NY disaster underlines business continuity
needs
banking technology online
By Fabien Buliard
Thursday, 25th October 2001 - The destruction of the World Trade Center
(WTC) in New York on 11 September has not only caused many of the most prominent
financial institutions in the world to lose a shocking number of their employees,
but also the technological infrastructure on which their businesses relied.
TowerGroup estimates the cost of replacing these systems as $3.2 billion.
In an event of this magnitude two conditions must be fulfilled to ensure business
continuity – access to a disaster recovery location and a back up of the data
lost on site.
According to Ian Glover, a director at Insight Consulting, which specialises
in business contin-uity, companies affected fall into three categories. In
the heavily regulated financial sector, few firms would fit into the first
category of those without any disaster contingency plan.
However, Glover believes that not all recovery plans being used by financial
institutions are comprehensive.

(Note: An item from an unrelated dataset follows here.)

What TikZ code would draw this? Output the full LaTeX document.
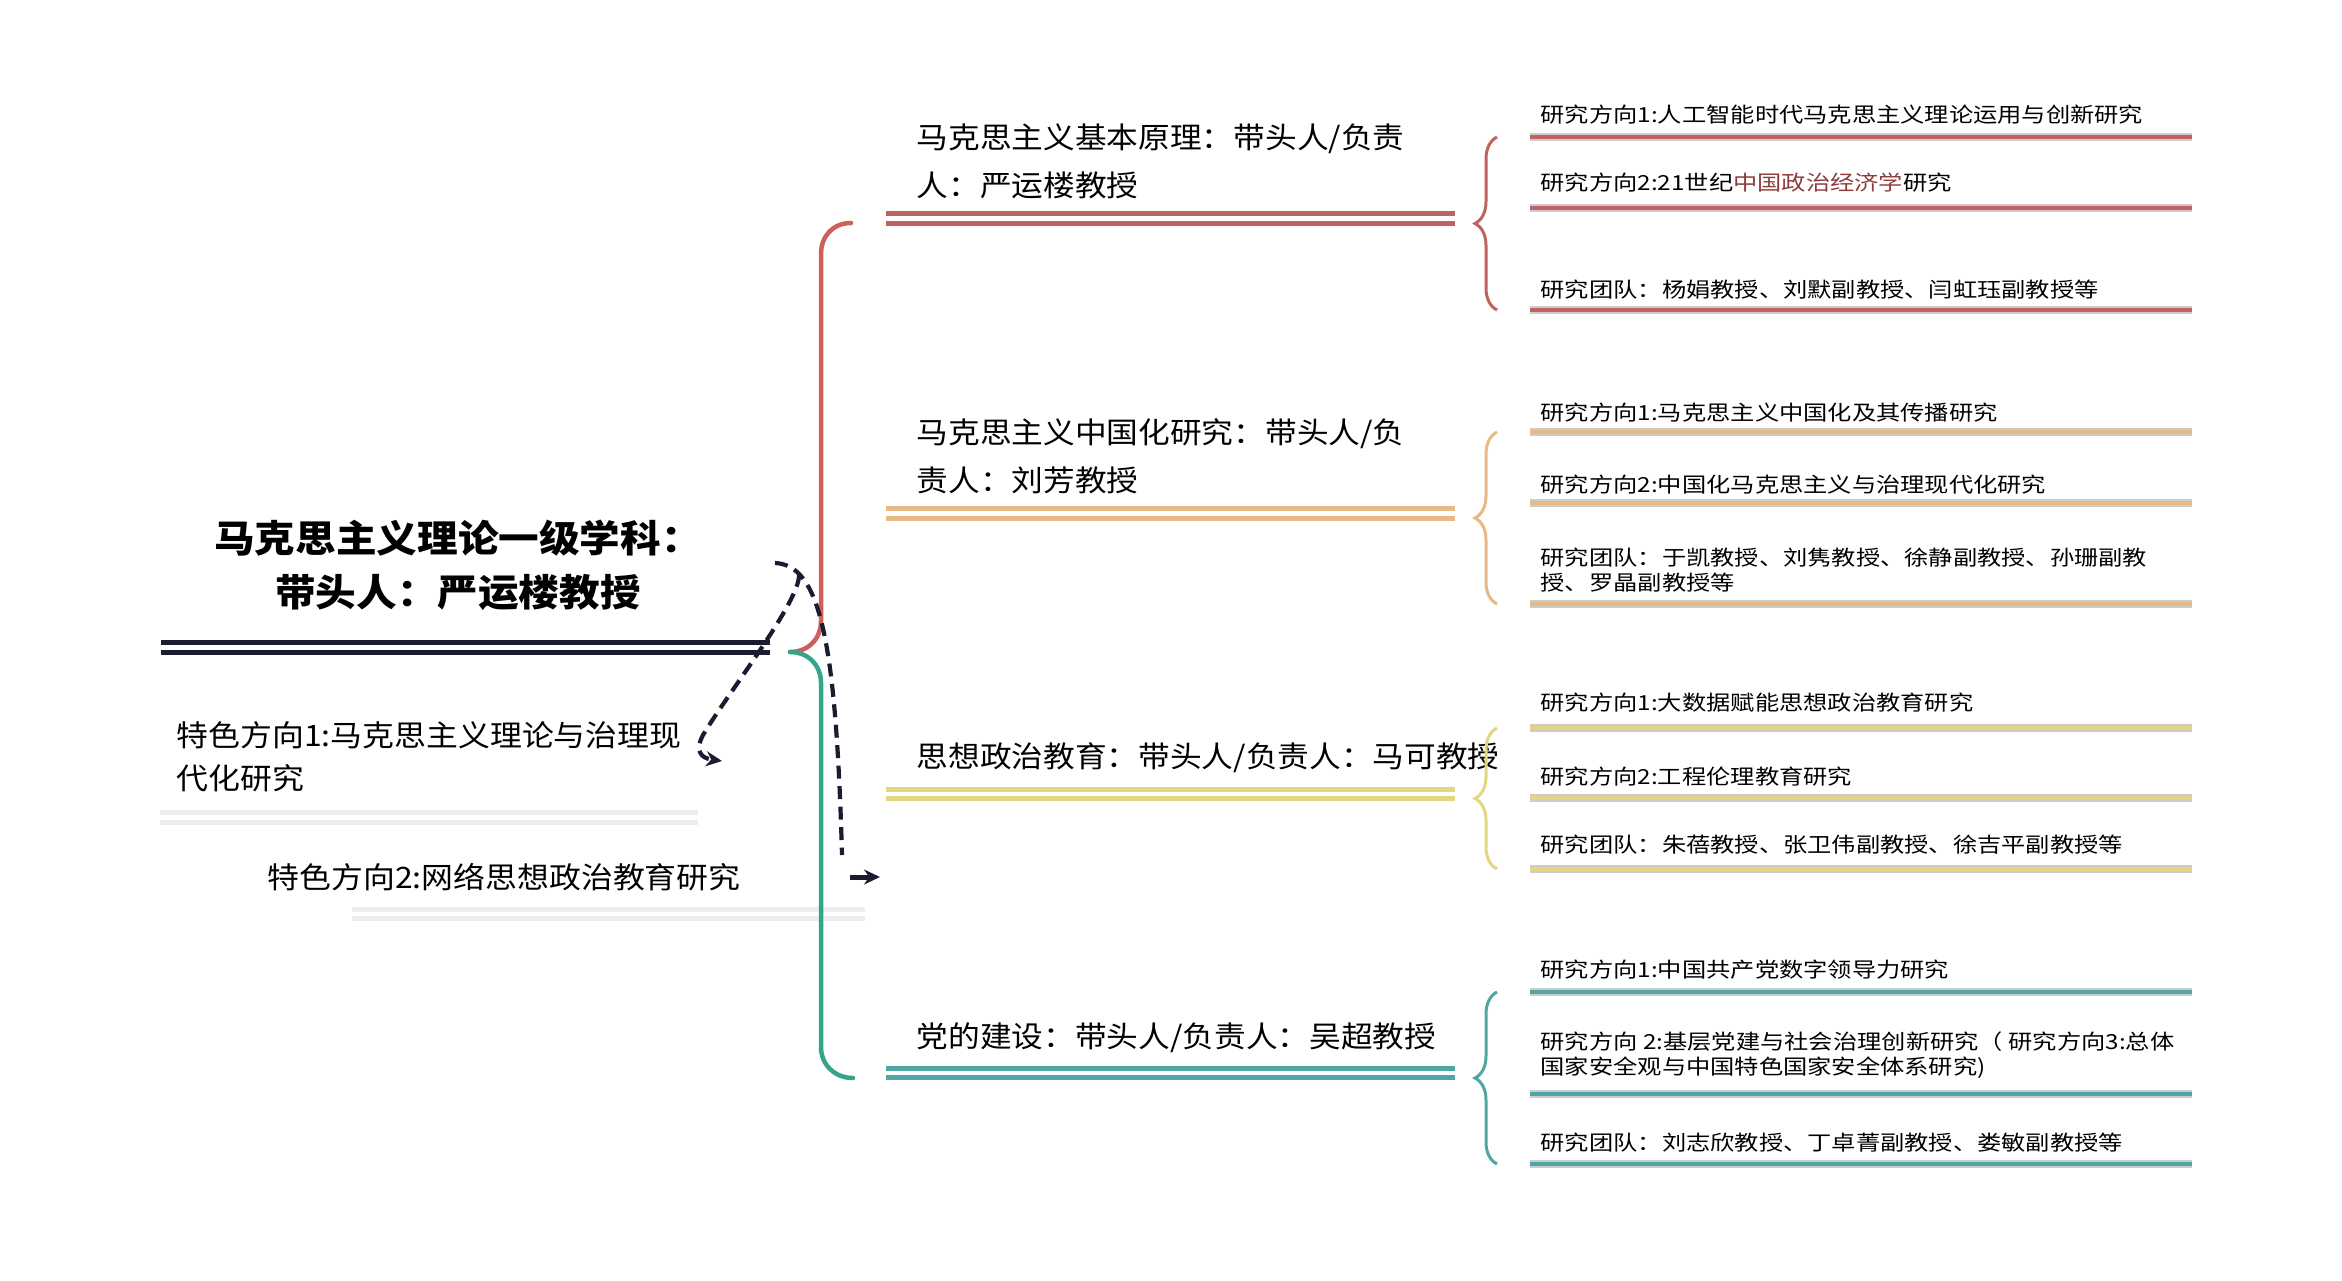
\documentclass[tikz,border=0pt]{standalone}
\usepackage{fontspec}
\setmainfont{Noto Sans CJK SC}[FakeStretch=1.17]
\newfontfamily\grosse{Noto Sans CJK SC}[FakeStretch=1.08]
\usetikzlibrary{arrows.meta,decorations.pathreplacing}
\definecolor{encre}{HTML}{1C1C30}
\definecolor{rouge}{HTML}{C0625F}
\definecolor{rougeg}{HTML}{CF5F5B}
\definecolor{peche}{HTML}{E6B985}
\definecolor{jaune}{HTML}{E2D780}
\definecolor{sarcelle}{HTML}{4FA7A3}
\definecolor{vertg}{HTML}{34A58B}
\definecolor{brique}{HTML}{8E3B3B}
\definecolor{gris}{HTML}{EDEDED}
\begin{document}
\begin{tikzpicture}[x=0.1mm,y=-0.1mm]
  \tikzstyle{titre}=[font=\grosse\bfseries\fontsize{10.7}{15.4}\selectfont, align=center, inner sep=0pt]
  \tikzstyle{branche}=[font=\grosse\fontsize{8.35}{13.7}\selectfont, align=left, anchor=west, inner sep=0pt]
  \tikzstyle{special}=[font=\grosse\fontsize{8.4}{12.2}\selectfont, align=left, anchor=west, inner sep=0pt]
  \tikzstyle{sous}=[font=\fontsize{5.9}{7.1}\selectfont, align=left, anchor=west, inner sep=0pt]
  \tikzstyle{trait}=[line width=0.42mm, preaction={draw, line width=0.8mm, opacity=0.2}]
  \tikzstyle{double trait}=[line width=0.5mm, double=white, double distance=0.42mm]
  \tikzstyle{accolade}=[line width=0.3mm, decorate, decoration={brace, amplitude=2.2mm}]
  \tikzstyle{gauche}=[line width=0.45mm, line cap=round]
  \tikzstyle{tirets}=[encre, line width=0.42mm, dash pattern=on 1.3mm off 0.75mm]
  \tikzstyle{fleche}=[-{Stealth[length=1.6mm, width=1.5mm]}]
  \useasboundingbox (0,0) rectangle (2342,1280);
  % racine et directions
  \draw (458,565) node[titre] (racine) {马克思主义理论一级学科：\\带头人：严运楼教授};
  \draw[double trait, draw=encre, line width=0.55mm] (161,647.5) -- (770,647.5);
  \draw (176,757) node[special] (sp1) {特色方向1:马克思主义理论与治理现\\代化研究};
  \draw (267,877) node[special] (sp2) {特色方向2:网络思想政治教育研究};
  \draw[double trait, draw=gris] (160,817.5) -- (698,817.5);
  \draw[double trait, draw=gris] (352,914) -- (865,914);
  % grande accolade
  \coordinate (pivot) at (790,652);
  \coordinate (hautR) at (851,223);
  \coordinate (basS) at (853,1078);
  \draw[gauche, draw=rougeg] (pivot) .. controls (808,652) and (821,639) .. (821,621)
    -- (821,254) .. controls (821,236) and (833,223) .. (hautR);
  \draw[gauche, draw=vertg] (pivot) .. controls (808,652) and (821,665) .. (821,683)
    -- (821,1047) .. controls (821,1065) and (835,1078) .. (basS);
  % tirets
  \coordinate (crochet) at (775,563);
  \coordinate (depart) at (799,574);
  \coordinate (bout) at (842,855);
  \coordinate (pointe) at (722,761);
  \draw[tirets] (crochet) .. controls (820,565) and (836,640) .. (bout);
  \draw[tirets, fleche] (depart) .. controls (801,600) and (730,690) .. (703,735)
    .. controls (695,750) and (700,758) .. (pointe);
  \coordinate (f2a) at (850,877);
  \coordinate (f2b) at (880,877);
  \draw[fleche, line width=0.5mm, encre] (f2a) -- (f2b);
  % branches
  \foreach \n/\col/\y/\ly/\txt in {bR/rouge/161/218.5/{马克思主义基本原理：带头人/负责\\人：严运楼教授},
      bO/peche/456/513.5/{马克思主义中国化研究：带头人/负\\责人：刘芳教授},
      bJ/jaune/758/794/{思想政治教育：带头人/负责人：马可教授},
      bS/sarcelle/1038/1073/{党的建设：带头人/负责人：吴超教授}} {
    \draw (916,\y) node[branche] (\n) {\txt};
    \draw[double trait, draw=\col] (886,\ly) -- (1455,\ly);
  }
  % sous-directions
  \foreach \n/\col/\y/\ly/\txt in {r1/rouge/115/137/{研究方向1:人工智能时代马克思主义理论运用与创新研究},
      r2/rouge/183/208/{研究方向2:21世纪\textcolor{brique}{中国政治经济学}研究},
      r3/rouge/290/310/{研究团队：杨娟教授、刘默副教授、闫虹珏副教授等},
      o1/peche/413/432/{研究方向1:马克思主义中国化及其传播研究},
      o2/peche/485/503/{研究方向2:中国化马克思主义与治理现代化研究},
      o3/peche/570/604/{研究团队：于凯教授、刘隽教授、徐静副教授、孙珊副教\\授、罗晶副教授等},
      j1/jaune/703/728/{研究方向1:大数据赋能思想政治教育研究},
      j2/jaune/777/798/{研究方向2:工程伦理教育研究},
      j3/jaune/845/869/{研究团队：朱蓓教授、张卫伟副教授、徐吉平副教授等},
      s1/sarcelle/970/992/{研究方向1:中国共产党数字领导力研究},
      s2/sarcelle/1055/1094/{研究方向 2:基层党建与社会治理创新研究（ 研究方向3:总体\\国家安全观与中国特色国家安全体系研究)},
      s3/sarcelle/1143/1164/{研究团队：刘志欣教授、丁卓菁副教授、娄敏副教授等}} {
    \draw (1540,\y) node[sous] (\n) {\txt};
    \draw[trait, draw=\col] (1530,\ly) coordinate (\n-a) -- (2192,\ly);
  }
  \foreach \col/\h/\b in {rouge/r1/r3, peche/o1/o3, jaune/j1/j3, sarcelle/s1/s3} {
    \draw[accolade, draw=\col] ([xshift=-3.3mm]\b-a) -- ([xshift=-3.3mm]\h-a);
  }
\end{tikzpicture}
\end{document}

Following the disaster, many brokerage firms
had to divert much of their activities to their offices overseas, mainly in
London or financial centres in Asia. At the second level of continuity planning,
some firms will have a third party recovery contract for the provision of
temporary dealing rooms, computer systems and an office envir-onment. Access
to such centres is sold to more than one client and the problem with this
particular set-up is that many of the same kind of companies need to use the
same facilities. Glover says they can all be accommodated but not necessarily
in the location they thought they were going to get.
‘That is causing logistical problems in terms of getting people to the centres
and providing the connections back to the main exchanges,’ he says. These
contracts also provide recovery positions for a limited period, after which
they move on to a very costly charge per seat per day.

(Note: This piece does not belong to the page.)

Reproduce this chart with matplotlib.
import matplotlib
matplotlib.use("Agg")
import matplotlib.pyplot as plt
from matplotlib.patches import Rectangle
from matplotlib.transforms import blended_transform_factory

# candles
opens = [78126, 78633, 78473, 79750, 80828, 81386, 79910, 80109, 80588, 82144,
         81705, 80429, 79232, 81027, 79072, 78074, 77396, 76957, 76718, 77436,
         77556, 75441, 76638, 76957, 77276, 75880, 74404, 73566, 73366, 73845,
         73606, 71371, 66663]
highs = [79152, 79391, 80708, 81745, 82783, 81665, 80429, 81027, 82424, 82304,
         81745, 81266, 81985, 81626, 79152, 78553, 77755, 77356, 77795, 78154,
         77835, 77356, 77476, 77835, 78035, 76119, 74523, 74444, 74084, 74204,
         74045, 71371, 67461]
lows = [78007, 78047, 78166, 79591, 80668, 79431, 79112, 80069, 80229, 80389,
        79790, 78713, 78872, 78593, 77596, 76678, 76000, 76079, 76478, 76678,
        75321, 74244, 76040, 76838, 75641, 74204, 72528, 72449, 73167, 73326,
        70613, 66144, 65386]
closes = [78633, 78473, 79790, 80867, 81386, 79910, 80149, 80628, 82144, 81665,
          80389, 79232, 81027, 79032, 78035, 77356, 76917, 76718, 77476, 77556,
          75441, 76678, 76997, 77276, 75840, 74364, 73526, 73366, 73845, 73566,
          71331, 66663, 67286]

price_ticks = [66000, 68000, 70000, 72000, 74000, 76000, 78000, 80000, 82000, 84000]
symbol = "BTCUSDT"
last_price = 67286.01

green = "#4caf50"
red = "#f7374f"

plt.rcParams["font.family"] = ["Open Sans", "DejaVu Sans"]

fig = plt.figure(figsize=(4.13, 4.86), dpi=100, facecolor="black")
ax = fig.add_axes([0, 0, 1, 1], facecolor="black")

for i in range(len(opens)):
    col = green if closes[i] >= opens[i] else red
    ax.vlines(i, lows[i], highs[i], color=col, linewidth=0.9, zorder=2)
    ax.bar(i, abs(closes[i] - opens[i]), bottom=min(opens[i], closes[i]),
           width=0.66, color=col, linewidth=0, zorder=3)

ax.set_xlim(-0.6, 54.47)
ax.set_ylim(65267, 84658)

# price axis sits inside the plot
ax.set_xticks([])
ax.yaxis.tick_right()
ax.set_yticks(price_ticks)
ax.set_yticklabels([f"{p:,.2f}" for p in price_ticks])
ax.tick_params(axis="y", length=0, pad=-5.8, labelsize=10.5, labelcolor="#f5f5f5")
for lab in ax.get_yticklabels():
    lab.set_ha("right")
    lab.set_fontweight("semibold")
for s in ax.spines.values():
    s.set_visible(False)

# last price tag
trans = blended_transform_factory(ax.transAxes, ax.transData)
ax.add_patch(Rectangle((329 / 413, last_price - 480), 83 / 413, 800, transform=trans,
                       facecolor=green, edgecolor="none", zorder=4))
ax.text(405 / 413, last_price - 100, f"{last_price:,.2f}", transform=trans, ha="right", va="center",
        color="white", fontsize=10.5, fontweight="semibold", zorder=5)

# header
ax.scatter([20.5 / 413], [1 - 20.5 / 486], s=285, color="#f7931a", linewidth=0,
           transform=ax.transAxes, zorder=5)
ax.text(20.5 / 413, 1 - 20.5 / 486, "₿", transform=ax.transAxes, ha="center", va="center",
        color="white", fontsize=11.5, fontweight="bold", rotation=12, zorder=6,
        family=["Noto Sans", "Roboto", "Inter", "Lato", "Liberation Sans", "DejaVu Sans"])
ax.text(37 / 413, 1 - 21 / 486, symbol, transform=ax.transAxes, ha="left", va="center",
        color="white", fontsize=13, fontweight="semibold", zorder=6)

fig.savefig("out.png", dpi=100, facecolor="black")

The shortcomings of such contracts have led many financial organisations
to chose to run their own recovery centres, which are geared to take over
the business for a longer period of time. ‘The idea is that you would use
such facilities while you look for other accommodation within your property
portfolio, or go to the marketplace to find something, or back to your existing
building for normal operations. They have the ability to recover to a minimal
level, but they may struggle to find available resources,’ says Glover.

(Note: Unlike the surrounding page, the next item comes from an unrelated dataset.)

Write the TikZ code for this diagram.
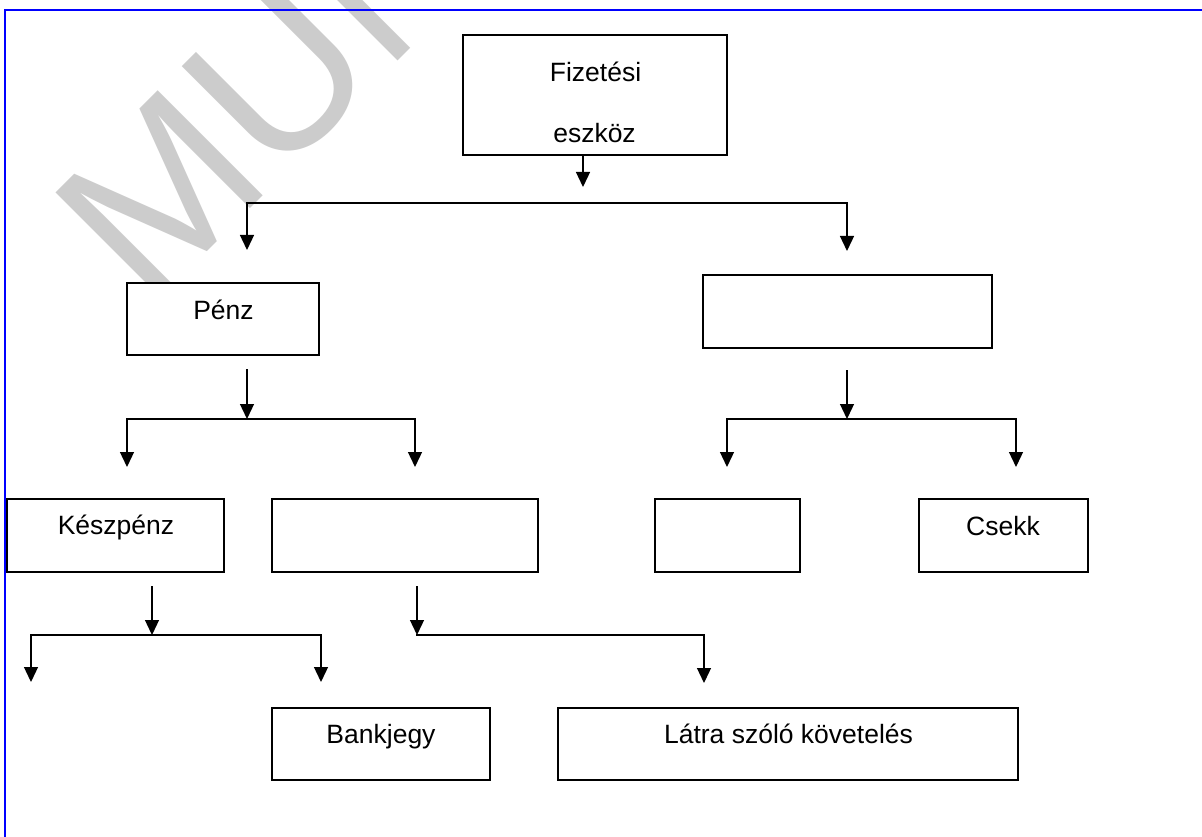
\documentclass[tikz,border=0pt]{standalone}
\usepackage{fontspec}
\setmainfont{Liberation Sans}
\usetikzlibrary{arrows.meta}
\definecolor{wmgray}{RGB}{204,204,204}
\definecolor{frameblue}{RGB}{0,0,255}
\begin{document}
\begin{tikzpicture}[x=1pt,y=-1pt,
  box/.style={draw, line width=1.5pt, fill=white, rectangle, inner sep=0pt},
  lab/.style={anchor=base, inner sep=0pt, font=\fontsize{26.5}{30}\selectfont},
  wm/.style={anchor=base west, rotate=45, inner sep=0pt, text=wmgray, font=\fontsize{216}{216}\selectfont},
  conn/.style={line width=1.3pt, line join=miter, line cap=rect},
  arr/.style={conn, -{Triangle[width=14pt,length=15pt]}}]
\useasboundingbox (0,0) rectangle (1202,837);
\fill[white] (0,0) rectangle (1202,837);

% watermark
\begin{scope}
\clip (0,0) rectangle (1202,837);
\node[wm] (wm) at (148,311) {MUN};
\end{scope}

% frame
\draw[frameblue, line width=2pt] (5,837) -- (5,10) -- (1202,10);

% boxes
\node[box, minimum width=264pt, minimum height=120pt] (top) at (595,95) {};
\node[box, minimum width=192pt, minimum height=72pt] (penz) at (223,319) {};
\node[box, minimum width=289pt, minimum height=73pt] (right) at (847.5,311.5) {};
\node[box, minimum width=217pt, minimum height=73pt] (kesz) at (115.5,535.5) {};
\node[box, minimum width=266pt, minimum height=73pt] (mid) at (405,535.5) {};
\node[box, minimum width=145pt, minimum height=73pt] (small) at (727.5,535.5) {};
\node[box, minimum width=169pt, minimum height=73pt] (csekk) at (1003.5,535.5) {};
\node[box, minimum width=218pt, minimum height=72pt] (bank) at (381,744) {};
\node[box, minimum width=460pt, minimum height=72pt] (latra) at (788,744) {};

% labels
\node[lab] (tFiz) at (595.5,82) {Fizetési};
\node[lab] (tEsz) at (594.5,143) {eszköz};
\node[lab] (tPenz) at (223.5,319) {Pénz};
\node[lab] (tKesz) at (116,534) {Készpénz};
\node[lab] (tCsekk) at (1003,535) {Csekk};
\node[lab] (tBank) at (381,743) {Bankjegy};
\node[lab] (tLatra) at (788.5,743) {Látra szóló követelés};

% level 1 connectors
\coordinate (a1) at (583,187);
\draw[arr] (a1 |- top.south) -- (a1);
\coordinate (h1L) at (247,203);
\coordinate (h1R) at (847,203);
\coordinate (e1L) at (247,250);
\coordinate (e1R) at (847,251);
\draw[arr] (h1R) -- (h1L) -- (e1L);
\draw[arr] (h1R) -- (e1R);

% level 2 left (under Penz)
\coordinate (s2) at (247,370);
\coordinate (j2) at (247,419);
\coordinate (h2L) at (127,419);
\coordinate (h2R) at (415,419);
\coordinate (e2L) at (127,467);
\coordinate (e2R) at (415,467);
\draw[arr] (s2) -- (j2);
\draw[arr] (h2R) -- (h2L) -- (e2L);
\draw[arr] (h2R) -- (e2R);

% level 2 right (under empty box)
\coordinate (s2r) at (847,371);
\coordinate (j2r) at (847,419);
\coordinate (h2rL) at (727,419);
\coordinate (h2rR) at (1016,419);
\coordinate (e2rL) at (727,467);
\coordinate (e2rR) at (1016,467);
\draw[arr] (s2r) -- (j2r);
\draw[arr] (h2rR) -- (h2rL) -- (e2rL);
\draw[arr] (h2rR) -- (e2rR);

% level 3 (under Keszpenz)
\coordinate (s3) at (152,587);
\coordinate (j3) at (152,635);
\coordinate (h3L) at (31,635);
\coordinate (h3R) at (321,635);
\coordinate (e3L) at (31,682);
\coordinate (e3R) at (321,682);
\draw[arr] (s3) -- (j3);
\draw[arr] (h3R) -- (h3L) -- (e3L);
\draw[arr] (h3R) -- (e3R);

% level 3 (under middle box)
\coordinate (s3m) at (417,587);
\coordinate (j3m) at (417,635);
\coordinate (h3mR) at (704,635);
\coordinate (e3m) at (704,683);
\draw[arr] (s3m) -- (j3m);
\draw[arr] (j3m) -- (h3mR) -- (e3m);
\end{tikzpicture}
\end{document}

Another major issue raised by the WTC tragedy is the ability of companies
to recover the data that was stored in the twin towers. According to a report
published on 12 September by software house mi2g, ‘most banks and insurance
companies have routine batch back-ups for all their key data. In addition,
trading floors have a regular back-up every hour or per transaction.’
Some organisations will have mirrored systems with every single transaction
written to the main computer system being written to a duplicate system located
elsewhere. ‘With those systems you would recover the data immediately,’ says
Glover. ‘Other organisations work on a back up principle, which means that
in some cases the data could be 24 hours out of date.’
The problem is the location of such backed-up data. It won’t have survived
if the mirrored copies or back up tapes were located within the WTC.
Glover says he knows of at least one client that had its primary system
in one tower and duplicate system in the other tower, underlying the case
for backing up data well off-site. Last month’s attacks will inevitably lead
to higher business continuity investments. However, financial institutions
in the UK might be better prepared than their US counterparts, because they
had already faced terrorist attacks. Glover says past attacks at Bishopsgate
in 1993 and Canary Wharf in 1996 caused many London-based institutions to
review their location and recovery centres.
‘Banks moved their back-up sites at least three or four miles away, off
the Docklands island, but we’re already getting questions as to whether that’s
far enough away,’ he says. ‘A balance needs to be struck between the geographic
separation and accessibility.’
He points out that most business continuity plans are designed to provide
recovery, making the assumption the right number of technical staff and business
people will be available to continue the operation. ‘What we haven’t had in
the past is significant loss of life,’ he explains.
Much was made of the ability of the US markets to get up and running so
soon after 11 September. While this was mainly due to fierce determination
not to be beaten, the existence of recovery procedures greatly contributed.